# Need advice on Craftsman 7HP



## Ken Schumacher (Feb 20, 2019)

Hi,

Newbie to the forum here - and in purchasing a 2 stage snowblower for that matter. Currently I a single stage 21" Toro snow thrower and although it runs good, it is just not big enough for some of the snow fall we've been getting this year. Also, since it is not self propelled it is getting to be too much of a workout for me.

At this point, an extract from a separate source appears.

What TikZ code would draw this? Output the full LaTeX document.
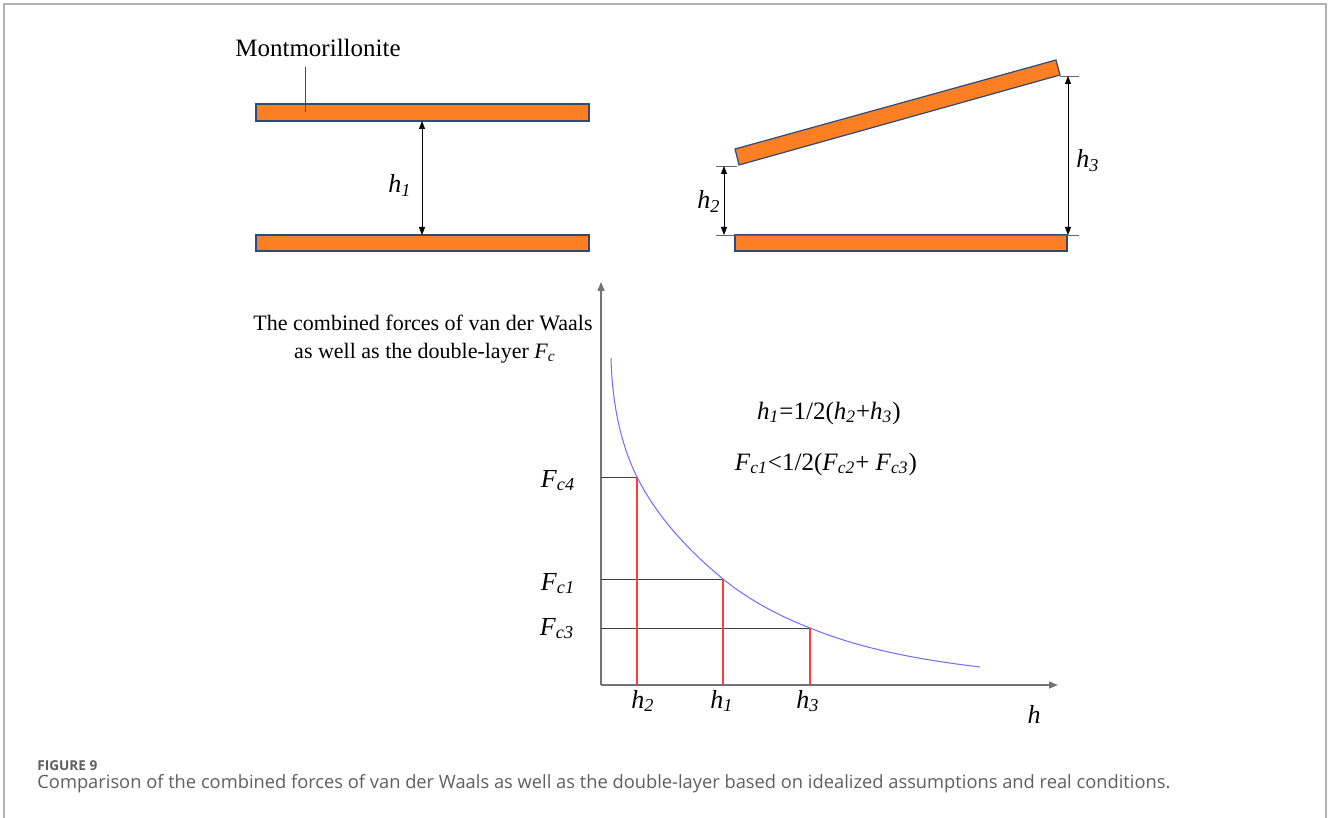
\documentclass[tikz,border=0pt]{standalone}
\usepackage{fontspec}
\setmainfont{Liberation Serif}
\newfontfamily\capfont{Open Sans}
\usepackage{tikz}
\usetikzlibrary{arrows.meta}

\definecolor{plateorange}{HTML}{FD7F23}
\definecolor{plateedge}{HTML}{2E4A78}
\definecolor{curveblue}{HTML}{6B6BFF}
\definecolor{gridred}{HTML}{FF3B3B}
\definecolor{captgray}{HTML}{5E5E5E}

\newcommand{\hh}[1]{\textit{h}\textsubscript{\textit{#1}}}
\newcommand{\Fc}[1]{\textit{F}\textsubscript{\textit{c#1}}}

\begin{document}
\begin{tikzpicture}[
  x=0.5pt,y=-0.5pt,
  line join=miter,
  plate/.style={draw=plateedge,fill=plateorange,line width=0.6pt},
  dim/.style={draw=black,line width=0.4pt,{Triangle[length=4pt,width=3pt]}-{Triangle[length=4pt,width=3pt]}},
  ext/.style={draw=black!60,line width=0.4pt},
  axis/.style={draw=black!55,line width=0.7pt,-{Triangle[length=4.5pt,width=3.5pt]}},
  guide/.style={draw=black!75,line width=0.5pt},
  redline/.style={draw=gridred,line width=0.6pt},
  lbl/.style={font=\fontsize{13}{15}\selectfont,inner sep=0pt,anchor=base},
  eqn/.style={font=\fontsize{12.5}{15}\selectfont,inner sep=0pt,anchor=base},
  ylbl/.style={font=\fontsize{11}{13}\selectfont,inner sep=0pt,anchor=base}
]
  \useasboundingbox (0,0) rectangle (1328,818);

  % frame
  \draw[black!30,line width=1pt] (4,818) -- (4,4) -- (1326,4) -- (1326,818);

  % parallel plates
  \draw[plate] (256,104) rectangle (589,121);
  \draw[plate] (256,235) rectangle (589,251);
  \node[font=\fontsize{12.5}{15}\selectfont,inner sep=0pt,anchor=base] (mont) at (318,57) {Montmorillonite};
  \draw[black!70,line width=0.4pt] (305,67) -- (305,112);
  \coordinate (p1t) at (422,121);
  \coordinate (p1b) at (422,235);
  \draw[dim] (p1t) -- (p1b);
  \node[lbl] (h1a) at (400,193) {\hh{1}};

  % tilted plate
  \draw[plate] (739,165) -- (735,149) -- (1056,60) -- (1060,75) -- cycle;
  \draw[plate] (735,235) rectangle (1067,251);
  \draw[ext] (716,166) -- (737,166);
  \draw[ext] (716,235) -- (1079,235);
  \draw[ext] (1060,76) -- (1079,76);
  \coordinate (p2t) at (724,166);
  \coordinate (p2b) at (724,235);
  \coordinate (p3t) at (1068,76);
  \coordinate (p3b) at (1068,235);
  \draw[dim] (p2t) -- (p2b);
  \draw[dim] (p3t) -- (p3b);
  \node[lbl] (h2a) at (709,209) {\hh{2}};
  \node[lbl] (h3a) at (1088,168) {\hh{3}};

  % axes
  \coordinate (O) at (601,685);
  \coordinate (ytop) at (601,282);
  \coordinate (xend) at (1058,685);
  \draw[axis] (O) -- (ytop);
  \draw[axis] (O) -- (xend);
  \node[ylbl] (ytext1) at (423,330) {The combined forces of van der Waals};
  \node[ylbl] (ytext2) at (425,358) {as well as the double-layer \Fc{}};

  % curve
  \coordinate (c2) at (637,477);
  \coordinate (c1) at (723,579);
  \coordinate (c3) at (810,628);
  \draw[curveblue,line width=0.5pt] (611,358)
    .. controls (612,398) and (619,441) .. (c2)
    .. controls (657,517) and (689,551) .. (c1)
    .. controls (749,600) and (779,616) .. (c3)
    .. controls (864,650) and (922,660) .. (980,667);

  % guide lines
  \draw[guide] (c2 -| O) -- (c2);
  \draw[guide] (c1 -| O) -- (c1);
  \draw[guide] (c3 -| O) -- (c3);
  \draw[redline] (c2) -- (c2 |- O);
  \draw[redline] (c1) -- (c1 |- O);
  \draw[redline] (c3) -- (c3 |- O);

  \node[lbl] (F4) at (558,487) {\Fc{4}};
  \node[lbl] (F1) at (558,590) {\Fc{1}};
  \node[lbl] (F3) at (557,635) {\Fc{3}};
  \node[lbl] (hx2) at (643,708) {\hh{2}};
  \node[lbl] (hx1) at (722,708) {\hh{1}};
  \node[lbl] (hx3) at (808,708) {\hh{3}};
  \node[lbl] (hx) at (1034,723) {\textit{h}};

  % relations
  \node[eqn] (eq1) at (829,419) {\hh{1}=1/2(\hh{2}+\hh{3})};
  \node[eqn] (eq2) at (826,470) {\Fc{1}<1/2(\Fc{2}+ \Fc{3})};

  % caption
  \node[font=\capfont\fontsize{6.8}{8}\selectfont\bfseries,text=captgray,inner sep=0pt,anchor=base west] (fig) at (37,770) {FIGURE 9};
  \node[font=\capfont\fontsize{9.15}{11}\selectfont,text=captgray,inner sep=0pt,anchor=base west] (cap) at (37,788) {Comparison of the combined forces of van der Waals as well as the double-layer based on idealized assumptions and real conditions.};
\end{tikzpicture}
\end{document}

I have a shot at getting a Craftsman model: 247.88370.0. It has a 7HP Tecumseh engine, 26 inch cut and it has a joystick chute control. The guy is asking $400 but says is "willing to negotiate". Is this a good, reliable snowblower? What about the price - if he says "willing to negotiate" what should I offer him?

Thanks for any help.


----------



## Biketrax (Jan 28, 2015)

Welcome to the forum!
IT may be a bit more helpful in describing the kind of terrain you need to blow hilly/flat paved etc.. Perhaps the length of the driveway walks etc. would be a bit more helpful for those with more knowledge about those machines in helping you.
Did you see the machine or have any pictures? Do you know the history how hard or hours its been used? 
I repaired and tested a 7 hp 26 inch craftsman , and I must say it was a good workhorse. I also must say I preferred my Arien 8 hp at 24 inches for doing my 80 plus foot driveway.


----------



## Ken Schumacher (Feb 20, 2019)

Here is the machine - I haven't looked at it yet or know anything about it. I have a normal concrete driveway - not sure the length and some standard sidewalk to snow blow.

https://fargo.craigslist.org/for/d/west-fargo-snowblower-craftsman-26-inch/6822694619.html


----------